You can build with those conversational data experiences, but you as a developer can say, hey, give me give me a React widget with a time series chart broken down by this and that. So here it is, here's the query. Our models now understand your data, they understand the API is to understand everything that you need there."

Propel’s AI capabilities are currently being tested in the lab. A full version will take time, but they intend to get developers' hands on what they are building as soon as possible.

Productizing analytics

Acosta is often asked about how a company should prioritize its roadmap. He believes that the best indicator of customer value is what customers are willing to pay for. 

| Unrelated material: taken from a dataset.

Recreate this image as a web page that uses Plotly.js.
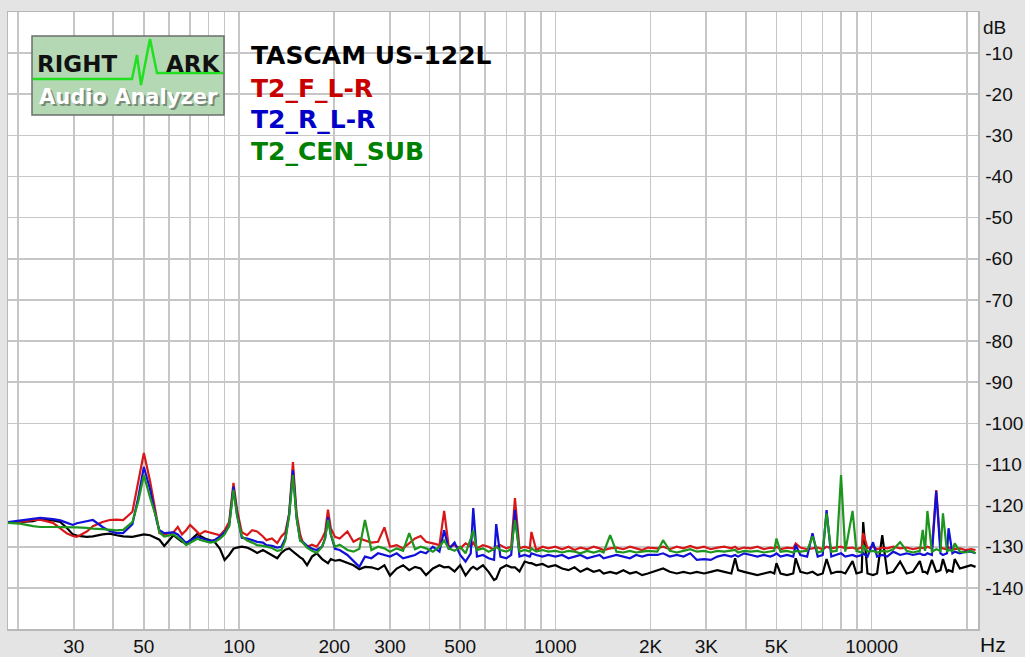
<!DOCTYPE html>
<html><head><meta charset="utf-8">
<script src="https://cdn.plot.ly/plotly-3.0.1.min.js"></script>
<style>html,body{margin:0;padding:0;background:#e4e4e4;}#chart{width:1025px;height:657px;}</style>
</head><body><div id="chart"></div>
<script>
// Frequencies (Hz) shared by all four spectra
const freqHz = [
 18.6,20.3,22.3,23.5,25.8,27.2,28.6,29.8,30.7,33,34.5,37,39,41,43,46,48,50,52.3,55,56,58,62,64,66,68,70,74,75,78,81,84,87,90,93,96,98.5,102,106,110,114,119,122,127,132,136,140,144,148,152,156,159,164,170,176,183,187,191,195,201,208,
 220,230,240,250,262,275,288,300,315,330,345,360,375,390,410,430,445,460,480,500,520,540,550,565,590,615,640,650,670,700,725,745,770,800,830,840,870,910,950,1000,1050,1100,1150,1200,1260,1320,1380,1420,1490,1560,1640,1720,1800,1880,1960,
 2100,2190,2300,2420,2540,2670,2800,2950,3100,3250,3420,3600,3700,3780,3950,4150,4350,4560,4780,4920,5000,5150,5400,5650,5750,5950,6250,6500,6750,7000,7200,7450,7750,8000,8250,8700,8950,9300,9400,9700,10100,10400,10800,11200,11700,12300,12900,13500,14200,14500,14750,15000,15500,16000,16500,16800,17300,17500,18000,18300,19000,19800,20600,21300
];
// TASCAM US-122L (black), dB
const tascamDb = [
 -124.2,-124.0,-123.8,-123.3,-123.6,-124.0,-125.5,-127.0,-127.3,-127.6,-127.5,-127.0,-126.8,-127.2,-127.5,-127.6,-127.3,-127.0,-127.2,-128.0,-128.3,-129.8,-127.2,-128.0,-128.8,-129.2,-128.5,-126.8,-127.3,-128.0,-128.4,-129.0,-130.5,-133.2,-132.0,-130.5,-130.2,-130.0,-130.2,-130.8,-131.5,-130.8,-131.3,-132.0,-132.8,-131.5,-130.7,-130.4,-131.2,-132.0,-132.6,-133.0,-134.5,-132.4,-131.6,-133.0,-133.6,-134.0,-133.0,-133.4,-133.2,
 -134.0,-134.5,-135.5,-134.9,-135.0,-135.5,-134.5,-137.0,-135.3,-134.5,-135.7,-134.9,-135.3,-136.9,-135.3,-134.5,-135.0,-134.9,-136.0,-134.5,-137.0,-135.3,-134.9,-135.5,-134.5,-136.1,-138.1,-137.8,-135.3,-134.5,-135.0,-135.0,-136.0,-133.6,-134.0,-134.0,-134.5,-134.2,-134.9,-134.5,-135.3,-135.7,-135.0,-136.1,-135.3,-136.1,-135.7,-136.5,-136.1,-136.5,-135.7,-136.5,-136.1,-136.9,-136.5,
 -135.7,-135.3,-136.1,-136.5,-136.1,-136.5,-136.1,-136.5,-136.1,-135.7,-136.1,-136.5,-132.8,-135.7,-136.1,-136.5,-136.9,-136.5,-136.1,-136.5,-134.0,-136.5,-136.9,-136.5,-132.8,-136.1,-136.5,-136.1,-136.9,-136.5,-133.0,-136.5,-136.1,-136.1,-136.5,-133.5,-136.5,-136.1,-124.0,-136.5,-136.9,-136.5,-127.2,-136.5,-136.1,-133.6,-136.5,-136.1,-133.5,-136.1,-136.1,-136.5,-133.2,-136.1,-135.7,-133.0,-136.1,-135.7,-136.1,-133.0,-135.3,-134.9,-134.5,-134.9
];
// T2_F_L-R (red), dB
const frontLRDb = [
 -124.0,-124.0,-123.5,-123.4,-124.2,-125.5,-126.8,-127.4,-127.6,-126.3,-125.0,-124.0,-123.5,-123.4,-123.5,-121.5,-114.0,-107.2,-114.0,-122.8,-126.7,-127.0,-126.5,-125.2,-127.0,-126.0,-124.7,-126.5,-127.0,-126.2,-126.5,-126.8,-127.2,-126.0,-124.0,-114.5,-121.0,-126.5,-127.2,-126.0,-126.3,-127.5,-128.4,-128.0,-129.1,-127.5,-126.5,-122.0,-109.4,-122.0,-127.0,-129.0,-130.0,-129.5,-130.0,-128.0,-126.5,-121.0,-125.5,-127.6,-128.0,
 -126.3,-128.8,-128.0,-128.4,-129.0,-128.8,-125.3,-130.0,-129.6,-130.4,-129.2,-128.0,-127.4,-128.8,-129.2,-129.6,-121.3,-130.0,-129.6,-130.4,-129.2,-130.0,-129.0,-130.4,-129.6,-130.0,-130.8,-130.0,-129.6,-130.4,-130.0,-118.2,-130.4,-130.0,-130.4,-126.4,-130.8,-130.0,-130.4,-130.0,-130.6,-130.0,-130.8,-130.2,-130.6,-130.0,-130.4,-130.8,-130.4,-130.2,-130.6,-130.0,-130.4,-130.8,-130.2,
 -130.4,-130.0,-130.6,-130.0,-130.4,-129.8,-130.4,-130.0,-130.6,-130.2,-130.0,-130.4,-130.0,-130.6,-130.2,-130.4,-130.0,-130.6,-130.2,-130.4,-130.0,-130.6,-130.2,-130.4,-129.2,-130.2,-130.6,-130.4,-130.2,-130.6,-130.0,-130.4,-130.2,-130.0,-130.4,-130.2,-130.6,-130.2,-126.7,-130.4,-130.0,-130.6,-130.2,-130.4,-130.0,-130.4,-130.2,-130.6,-130.2,-130.4,-130.4,-130.0,-130.4,-116.2,-130.2,-130.4,-130.6,-130.2,-130.4,-130.6,-130.4,-130.8,-130.6,-130.8
];
// T2_R_L-R (blue), dB
const rearLRDb = [
 -124.0,-123.6,-123.3,-123.0,-123.3,-123.6,-124.2,-124.7,-124.3,-123.7,-123.5,-125.2,-126.2,-126.7,-126.7,-124.5,-118.0,-110.6,-116.0,-124.0,-126.0,-126.7,-126.5,-127.0,-128.0,-129.1,-128.5,-127.6,-127.8,-128.2,-128.6,-128.3,-127.5,-126.5,-125.0,-115.4,-122.0,-127.8,-128.0,-128.4,-128.8,-129.0,-129.6,-129.8,-130.2,-130.0,-128.0,-122.0,-111.4,-123.0,-128.5,-128.8,-129.8,-130.5,-130.8,-130.0,-128.0,-122.8,-127.0,-130.5,-130.8,
 -132.0,-133.5,-134.9,-132.4,-132.8,-131.6,-132.0,-132.4,-131.6,-132.8,-132.4,-132.0,-131.2,-131.6,-130.0,-131.2,-126.0,-130.6,-129.0,-132.0,-133.6,-131.6,-120.6,-132.4,-132.0,-132.8,-133.2,-124.5,-132.4,-132.8,-132.0,-121.1,-132.4,-132.0,-132.4,-131.6,-132.0,-132.4,-132.0,-132.4,-132.0,-132.8,-132.4,-132.0,-132.8,-132.4,-132.0,-132.8,-132.4,-132.0,-132.4,-132.8,-132.0,-132.4,-132.0,
 -132.0,-131.6,-132.4,-132.0,-132.4,-131.6,-133.2,-133.0,-133.2,-132.4,-132.0,-132.4,-132.0,-132.4,-131.6,-132.0,-132.4,-132.0,-132.4,-132.0,-131.6,-132.4,-132.0,-132.4,-129.6,-132.0,-132.4,-126.7,-132.4,-132.0,-121.1,-132.4,-132.0,-131.6,-132.4,-132.0,-132.4,-132.0,-131.6,-132.4,-128.9,-132.4,-132.0,-132.4,-131.2,-132.0,-131.6,-132.0,-131.6,-132.0,-132.0,-131.6,-132.0,-116.5,-131.6,-132.0,-131.6,-125.5,-131.6,-131.2,-131.6,-131.2,-131.2,-131.6
];
// T2_CEN_SUB (green), dB
const cenSubDb = [
 -124.2,-124.4,-125.0,-125.2,-125.2,-125.2,-125.2,-125.2,-125.3,-125.4,-125.6,-125.7,-125.9,-126.0,-125.9,-124.0,-119.0,-112.6,-118.0,-123.5,-126.5,-127.5,-127.0,-127.8,-128.5,-129.6,-129.0,-128.0,-128.3,-128.7,-129.0,-128.8,-128.0,-127.0,-125.0,-116.2,-122.5,-127.5,-128.5,-129.0,-129.6,-129.8,-130.0,-130.3,-131.0,-130.8,-128.5,-122.5,-112.6,-123.0,-128.5,-129.0,-130.2,-131.0,-131.5,-130.0,-128.0,-123.5,-127.0,-130.0,-129.5,
 -130.8,-131.2,-130.5,-123.5,-130.8,-130.0,-130.4,-131.2,-130.4,-131.0,-126.7,-130.6,-130.0,-130.4,-131.2,-130.0,-128.5,-130.4,-131.0,-130.0,-131.6,-128.0,-126.0,-130.8,-130.4,-131.2,-130.6,-130.0,-130.8,-131.2,-130.6,-123.5,-131.2,-130.8,-131.2,-130.4,-131.2,-130.8,-131.2,-131.0,-131.4,-131.0,-131.2,-131.6,-131.0,-131.4,-131.0,-131.4,-127.2,-131.2,-131.4,-131.0,-131.4,-131.2,-131.0,
 -131.2,-128.4,-131.0,-131.4,-131.0,-130.6,-131.2,-131.0,-131.4,-131.0,-131.2,-131.0,-130.8,-131.4,-131.0,-131.2,-131.0,-131.4,-131.2,-131.0,-128.0,-131.2,-131.0,-131.4,-131.0,-131.2,-131.0,-127.5,-131.4,-131.0,-121.9,-131.2,-131.0,-112.6,-131.2,-121.3,-131.0,-131.4,-129.6,-131.2,-131.0,-131.4,-131.0,-131.2,-130.6,-128.9,-131.0,-131.4,-131.0,-125.9,-131.0,-121.3,-131.2,-130.6,-131.0,-121.9,-131.2,-130.8,-131.0,-129.2,-131.2,-131.4,-131.0,-131.6
];
const seriesNames = ['TASCAM US-122L','T2_F_L-R','T2_R_L-R','T2_CEN_SUB'];
const seriesColors = ['#000000','#d81818','#1010d8','#1c961c'];
const legendColors = ['#000000','#c80000','#0000c8','#008000'];
const xGridHz = [20,30,40,50,60,70,80,90,100,200,300,400,500,600,700,800,900,1000,2000,3000,4000,5000,6000,7000,8000,9000,10000,20000];
const xLabels = {30:'30',50:'50',100:'100',200:'200',300:'300',500:'500',1000:'1000',2000:'2K',3000:'3K',5000:'5K',10000:'10000'};
const yTickDb = [-140,-130,-120,-110,-100,-90,-80,-70,-60,-50,-40,-30,-20,-10];

const L=8,R=978,T=12,B=629;
const px = x => (x-L)/(R-L);
const py = y => (B-y)/(B-T);

const ys=[tascamDb,frontLRDb,rearLRDb,cenSubDb];
const traces = ys.map((y,i)=>({
  type:'scatter',mode:'lines',x:freqHz,y:y,name:seriesNames[i],
  line:{color:seriesColors[i],width:2.2},hoverinfo:'skip'
}));

const legFont = c => ({family:'DejaVu Sans',size:25,color:c,weight:'bold'});
const legendY=[55.5,88.5,120,151];
const annotations = seriesNames.map((n,i)=>({
  xref:'paper',yref:'paper',x:px(249),y:py(legendY[i]),xanchor:'left',yanchor:'middle',
  text:n,showarrow:false,font:legFont(legendColors[i])
}));
annotations.push(
 {xref:'paper',yref:'paper',x:px(981),y:py(27),xanchor:'left',yanchor:'middle',text:'dB',showarrow:false,font:{family:'Liberation Sans',size:19,color:'#111'}},
 {xref:'paper',yref:'paper',x:px(978),y:py(644),xanchor:'left',yanchor:'middle',text:'Hz',showarrow:false,font:{family:'Liberation Sans',size:21,color:'#111'}},
 {xref:'paper',yref:'paper',x:px(35),y:py(64.5),xanchor:'left',yanchor:'middle',text:'RIGHT',showarrow:false,font:{family:'DejaVu Sans',size:23,color:'#111',weight:'bold'}},
 {xref:'paper',yref:'paper',x:px(164),y:py(64.5),xanchor:'left',yanchor:'middle',text:'ARK',showarrow:false,font:{family:'DejaVu Sans',size:23,color:'#111',weight:'bold'}},
 {xref:'paper',yref:'paper',x:px(38.5),y:py(98.5),xanchor:'left',yanchor:'middle',text:'Audio Analyzer',showarrow:false,font:{family:'DejaVu Sans',size:21,color:'#7a8a7a',weight:'bold'}},
 {xref:'paper',yref:'paper',x:px(37),y:py(97),xanchor:'left',yanchor:'middle',text:'Audio Analyzer',showarrow:false,font:{family:'DejaVu Sans',size:21,color:'#ffffff',weight:'bold'}}
);
const shapes = [
 {type:'rect',xref:'paper',yref:'paper',x0:px(32),x1:px(224),y0:py(115),y1:py(36),fillcolor:'#b4d8b4',line:{color:'#6e6e6e',width:1.5},layer:'above'},
 {type:'path',xref:'paper',yref:'paper',layer:'above',
  path:`M ${px(33)},${py(79)} L ${px(132)},${py(79)} L ${px(137)},${py(55)} L ${px(141)},${py(85)} L ${px(150)},${py(39)} L ${px(157)},${py(73)} L ${px(223)},${py(73)}`,
  line:{color:'#20e020',width:2.5}}
];

const layout = {
  width:1025,height:657,
  margin:{l:L,r:1025-R,t:T,b:657-B,pad:0},
  paper_bgcolor:'#e4e4e4',plot_bgcolor:'#ffffff',
  showlegend:false,
  xaxis:{type:'log',range:[1.26941,4.33612],tickvals:xGridHz,ticktext:xGridHz.map(v=>xLabels[v]||''),
    showgrid:true,gridcolor:'#c6c6c6',gridwidth:1.6,zeroline:false,showline:true,mirror:true,linecolor:'#b8b8b8',linewidth:1.5,
    ticks:'',tickfont:{family:'Liberation Sans',size:19,color:'#111'},fixedrange:true},
  yaxis:{range:[-150,0],side:'right',tickvals:yTickDb,ticktext:yTickDb.map(String),
    showgrid:true,gridcolor:'#c6c6c6',gridwidth:1.6,zeroline:false,showline:true,mirror:true,linecolor:'#b8b8b8',linewidth:1.5,
    ticks:'',ticklabelstandoff:2,tickfont:{family:'Liberation Sans',size:19,color:'#111'},fixedrange:true},
  annotations:annotations,shapes:shapes
};
Plotly.newPlot('chart',traces,layout,{staticPlot:true,displayModeBar:false});
</script>
</body></html>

Twilio always productizes the analytics product it builds. Acosta recalls that these were some of the fastest revenue-growing products in the company’s history. What if you added your analytics product as a new SKU? Have a free tier, he suggests, but think about what high-value customers need, what long tail customers need, and prioritize features:

Then the analytics also have kind of that secondary effect that drives retention. A lot of businesses, like when you make a payment, the value that Stripe gives you goes to zero,  you’re already charged, right? Or you send the message, make a call you, right, like the value goes to zero. Except if you have the collective intelligence of all your activity over a period of time, then you think twice if somebody's offering you a slightly cheaper option, because you're you're losing all that data that you have and all that intelligence. Right. So, like that drives a lot of stickiness with with SaaS products.

My take

Analytics in SaaS applications tend to be an afterthought. Get the main functionality done and then integrate some tools to provide basic reporting and dashboards. It’s a common theme and when you listen to Acosta’s experiences at Twilio, you realize that it doesn’t make sense, especially today.

Analytics are critical to understanding how your product is being used. It’s critical for customers to understand how their business is doing. If ever there was a time to start giving it more respect, it’s now. Propel’s vision and approach can help many companies create robust analytics products alongside their applications. The Propel Data Cloud is now generally available.